## Task objective:
Repeat all of the material below exactly as written, images excluded.
········
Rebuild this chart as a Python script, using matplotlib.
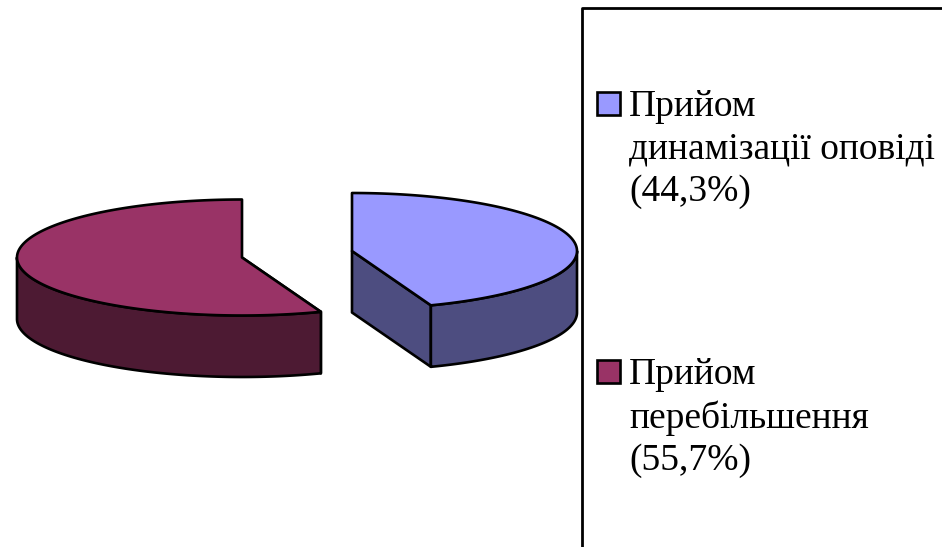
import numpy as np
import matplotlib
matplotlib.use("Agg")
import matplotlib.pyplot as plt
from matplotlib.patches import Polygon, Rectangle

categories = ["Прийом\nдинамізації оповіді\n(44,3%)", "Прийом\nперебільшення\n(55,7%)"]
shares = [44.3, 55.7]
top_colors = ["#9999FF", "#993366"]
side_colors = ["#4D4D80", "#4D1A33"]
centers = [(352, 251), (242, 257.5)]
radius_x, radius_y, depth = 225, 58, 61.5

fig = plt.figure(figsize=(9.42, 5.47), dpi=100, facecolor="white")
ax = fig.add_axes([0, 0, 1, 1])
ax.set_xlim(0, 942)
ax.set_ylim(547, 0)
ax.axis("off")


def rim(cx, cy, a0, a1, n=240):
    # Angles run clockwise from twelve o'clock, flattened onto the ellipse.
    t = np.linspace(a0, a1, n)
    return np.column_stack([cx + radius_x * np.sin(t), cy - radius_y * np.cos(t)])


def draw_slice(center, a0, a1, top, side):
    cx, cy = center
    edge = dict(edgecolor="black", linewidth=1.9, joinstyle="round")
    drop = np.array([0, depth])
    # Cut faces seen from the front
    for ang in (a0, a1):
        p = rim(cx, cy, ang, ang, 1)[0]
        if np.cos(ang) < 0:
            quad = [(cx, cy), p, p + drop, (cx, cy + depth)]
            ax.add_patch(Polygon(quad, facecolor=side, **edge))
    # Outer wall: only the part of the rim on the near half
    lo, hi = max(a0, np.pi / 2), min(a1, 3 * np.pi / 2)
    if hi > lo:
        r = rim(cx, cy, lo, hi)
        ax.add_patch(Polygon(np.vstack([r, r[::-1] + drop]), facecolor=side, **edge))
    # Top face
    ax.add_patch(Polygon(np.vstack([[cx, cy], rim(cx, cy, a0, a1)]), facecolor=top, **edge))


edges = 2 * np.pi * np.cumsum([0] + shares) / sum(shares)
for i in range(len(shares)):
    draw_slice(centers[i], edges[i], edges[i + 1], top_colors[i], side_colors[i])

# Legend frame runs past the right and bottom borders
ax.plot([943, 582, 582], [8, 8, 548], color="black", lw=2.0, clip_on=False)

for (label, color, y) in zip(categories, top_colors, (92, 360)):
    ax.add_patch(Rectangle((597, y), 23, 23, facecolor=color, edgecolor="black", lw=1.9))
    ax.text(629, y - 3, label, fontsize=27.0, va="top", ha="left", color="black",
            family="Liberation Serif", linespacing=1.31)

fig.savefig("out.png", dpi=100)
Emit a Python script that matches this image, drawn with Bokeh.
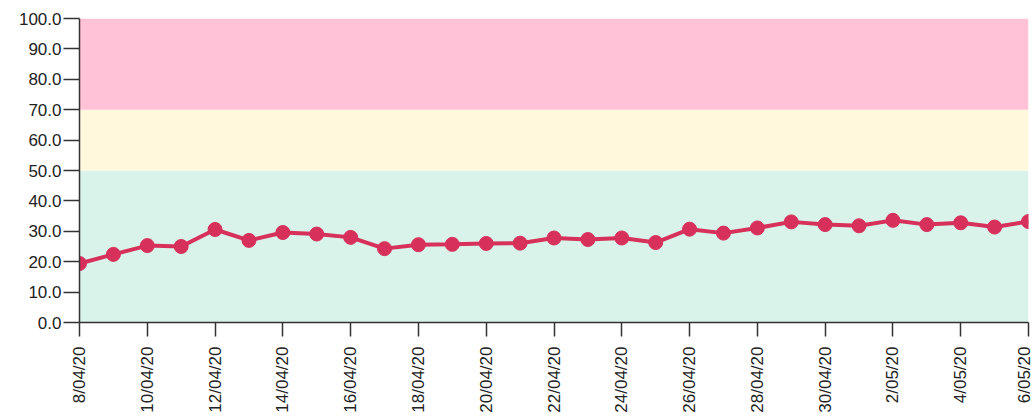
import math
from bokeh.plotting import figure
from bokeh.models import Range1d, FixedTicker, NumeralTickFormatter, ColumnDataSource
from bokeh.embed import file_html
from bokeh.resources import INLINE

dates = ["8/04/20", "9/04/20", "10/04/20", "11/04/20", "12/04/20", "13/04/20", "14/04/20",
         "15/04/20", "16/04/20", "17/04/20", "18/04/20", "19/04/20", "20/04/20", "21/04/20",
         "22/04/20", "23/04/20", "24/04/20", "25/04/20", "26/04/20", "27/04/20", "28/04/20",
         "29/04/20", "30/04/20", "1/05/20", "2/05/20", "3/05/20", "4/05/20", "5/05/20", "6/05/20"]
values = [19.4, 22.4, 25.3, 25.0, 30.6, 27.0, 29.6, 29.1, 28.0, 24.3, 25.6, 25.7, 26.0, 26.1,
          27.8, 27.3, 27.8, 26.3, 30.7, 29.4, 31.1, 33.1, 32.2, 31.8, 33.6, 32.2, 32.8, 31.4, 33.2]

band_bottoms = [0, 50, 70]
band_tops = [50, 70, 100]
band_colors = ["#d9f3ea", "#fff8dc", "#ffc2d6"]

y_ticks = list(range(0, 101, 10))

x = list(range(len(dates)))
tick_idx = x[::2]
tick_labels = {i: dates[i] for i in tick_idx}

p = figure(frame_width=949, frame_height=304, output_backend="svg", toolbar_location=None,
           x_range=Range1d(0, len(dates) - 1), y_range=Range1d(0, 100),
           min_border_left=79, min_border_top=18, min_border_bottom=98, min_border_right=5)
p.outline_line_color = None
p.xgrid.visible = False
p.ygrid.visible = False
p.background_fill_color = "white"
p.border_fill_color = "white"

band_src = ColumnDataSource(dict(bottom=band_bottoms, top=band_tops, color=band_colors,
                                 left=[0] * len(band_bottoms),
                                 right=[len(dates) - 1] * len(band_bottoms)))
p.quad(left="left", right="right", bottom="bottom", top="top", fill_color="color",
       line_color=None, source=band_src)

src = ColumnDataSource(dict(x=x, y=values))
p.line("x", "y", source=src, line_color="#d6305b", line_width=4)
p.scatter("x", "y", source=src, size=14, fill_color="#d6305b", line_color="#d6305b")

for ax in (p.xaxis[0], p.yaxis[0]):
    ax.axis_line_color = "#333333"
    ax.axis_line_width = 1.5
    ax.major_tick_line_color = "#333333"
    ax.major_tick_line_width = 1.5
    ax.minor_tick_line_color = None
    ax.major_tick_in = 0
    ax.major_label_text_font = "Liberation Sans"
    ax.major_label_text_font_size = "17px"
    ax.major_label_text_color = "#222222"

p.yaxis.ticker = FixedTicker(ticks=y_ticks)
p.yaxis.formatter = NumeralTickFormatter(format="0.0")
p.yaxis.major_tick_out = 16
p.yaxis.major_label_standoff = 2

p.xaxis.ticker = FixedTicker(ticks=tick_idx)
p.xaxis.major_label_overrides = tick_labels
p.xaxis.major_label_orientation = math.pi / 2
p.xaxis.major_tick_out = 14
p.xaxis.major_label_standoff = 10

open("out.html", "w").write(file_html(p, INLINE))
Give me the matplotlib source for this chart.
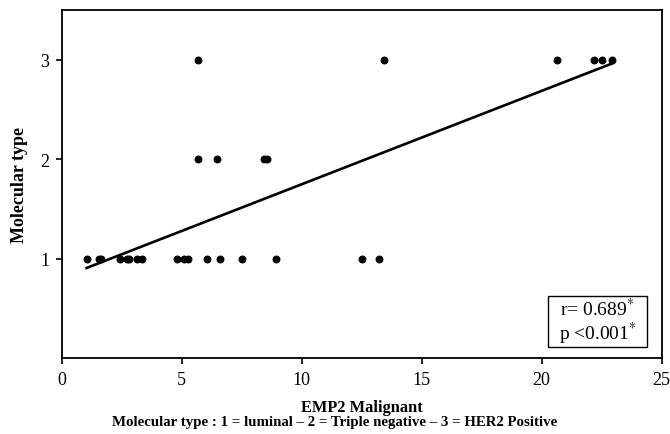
········
## Answer to this problem:
Rebuild this chart as a Python script, using matplotlib.
import numpy as np
import matplotlib
matplotlib.use("Agg")
import matplotlib.pyplot as plt
from matplotlib.patches import Polygon, Rectangle

categories = ["Прийом\nдинамізації оповіді\n(44,3%)", "Прийом\nперебільшення\n(55,7%)"]
shares = [44.3, 55.7]
top_colors = ["#9999FF", "#993366"]
side_colors = ["#4D4D80", "#4D1A33"]
centers = [(352, 251), (242, 257.5)]
radius_x, radius_y, depth = 225, 58, 61.5

fig = plt.figure(figsize=(9.42, 5.47), dpi=100, facecolor="white")
ax = fig.add_axes([0, 0, 1, 1])
ax.set_xlim(0, 942)
ax.set_ylim(547, 0)
ax.axis("off")


def rim(cx, cy, a0, a1, n=240):
    # Angles run clockwise from twelve o'clock, flattened onto the ellipse.
    t = np.linspace(a0, a1, n)
    return np.column_stack([cx + radius_x * np.sin(t), cy - radius_y * np.cos(t)])


def draw_slice(center, a0, a1, top, side):
    cx, cy = center
    edge = dict(edgecolor="black", linewidth=1.9, joinstyle="round")
    drop = np.array([0, depth])
    # Cut faces seen from the front
    for ang in (a0, a1):
        p = rim(cx, cy, ang, ang, 1)[0]
        if np.cos(ang) < 0:
            quad = [(cx, cy), p, p + drop, (cx, cy + depth)]
            ax.add_patch(Polygon(quad, facecolor=side, **edge))
    # Outer wall: only the part of the rim on the near half
    lo, hi = max(a0, np.pi / 2), min(a1, 3 * np.pi / 2)
    if hi > lo:
        r = rim(cx, cy, lo, hi)
        ax.add_patch(Polygon(np.vstack([r, r[::-1] + drop]), facecolor=side, **edge))
    # Top face
    ax.add_patch(Polygon(np.vstack([[cx, cy], rim(cx, cy, a0, a1)]), facecolor=top, **edge))


edges = 2 * np.pi * np.cumsum([0] + shares) / sum(shares)
for i in range(len(shares)):
    draw_slice(centers[i], edges[i], edges[i + 1], top_colors[i], side_colors[i])

# Legend frame runs past the right and bottom borders
ax.plot([943, 582, 582], [8, 8, 548], color="black", lw=2.0, clip_on=False)

for (label, color, y) in zip(categories, top_colors, (92, 360)):
    ax.add_patch(Rectangle((597, y), 23, 23, facecolor=color, edgecolor="black", lw=1.9))
    ax.text(629, y - 3, label, fontsize=27.0, va="top", ha="left", color="black",
            family="Liberation Serif", linespacing=1.31)

fig.savefig("out.png", dpi=100)
Emit a Python script that matches this image, drawn with Bokeh.
import math
from bokeh.plotting import figure
from bokeh.models import Range1d, FixedTicker, NumeralTickFormatter, ColumnDataSource
from bokeh.embed import file_html
from bokeh.resources import INLINE

dates = ["8/04/20", "9/04/20", "10/04/20", "11/04/20", "12/04/20", "13/04/20", "14/04/20",
         "15/04/20", "16/04/20", "17/04/20", "18/04/20", "19/04/20", "20/04/20", "21/04/20",
         "22/04/20", "23/04/20", "24/04/20", "25/04/20", "26/04/20", "27/04/20", "28/04/20",
         "29/04/20", "30/04/20", "1/05/20", "2/05/20", "3/05/20", "4/05/20", "5/05/20", "6/05/20"]
values = [19.4, 22.4, 25.3, 25.0, 30.6, 27.0, 29.6, 29.1, 28.0, 24.3, 25.6, 25.7, 26.0, 26.1,
          27.8, 27.3, 27.8, 26.3, 30.7, 29.4, 31.1, 33.1, 32.2, 31.8, 33.6, 32.2, 32.8, 31.4, 33.2]

band_bottoms = [0, 50, 70]
band_tops = [50, 70, 100]
band_colors = ["#d9f3ea", "#fff8dc", "#ffc2d6"]

y_ticks = list(range(0, 101, 10))

x = list(range(len(dates)))
tick_idx = x[::2]
tick_labels = {i: dates[i] for i in tick_idx}

p = figure(frame_width=949, frame_height=304, output_backend="svg", toolbar_location=None,
           x_range=Range1d(0, len(dates) - 1), y_range=Range1d(0, 100),
           min_border_left=79, min_border_top=18, min_border_bottom=98, min_border_right=5)
p.outline_line_color = None
p.xgrid.visible = False
p.ygrid.visible = False
p.background_fill_color = "white"
p.border_fill_color = "white"

band_src = ColumnDataSource(dict(bottom=band_bottoms, top=band_tops, color=band_colors,
                                 left=[0] * len(band_bottoms),
                                 right=[len(dates) - 1] * len(band_bottoms)))
p.quad(left="left", right="right", bottom="bottom", top="top", fill_color="color",
       line_color=None, source=band_src)

src = ColumnDataSource(dict(x=x, y=values))
p.line("x", "y", source=src, line_color="#d6305b", line_width=4)
p.scatter("x", "y", source=src, size=14, fill_color="#d6305b", line_color="#d6305b")

for ax in (p.xaxis[0], p.yaxis[0]):
    ax.axis_line_color = "#333333"
    ax.axis_line_width = 1.5
    ax.major_tick_line_color = "#333333"
    ax.major_tick_line_width = 1.5
    ax.minor_tick_line_color = None
    ax.major_tick_in = 0
    ax.major_label_text_font = "Liberation Sans"
    ax.major_label_text_font_size = "17px"
    ax.major_label_text_color = "#222222"

p.yaxis.ticker = FixedTicker(ticks=y_ticks)
p.yaxis.formatter = NumeralTickFormatter(format="0.0")
p.yaxis.major_tick_out = 16
p.yaxis.major_label_standoff = 2

p.xaxis.ticker = FixedTicker(ticks=tick_idx)
p.xaxis.major_label_overrides = tick_labels
p.xaxis.major_label_orientation = math.pi / 2
p.xaxis.major_tick_out = 14
p.xaxis.major_label_standoff = 10

open("out.html", "w").write(file_html(p, INLINE))
Give me the matplotlib source for this chart.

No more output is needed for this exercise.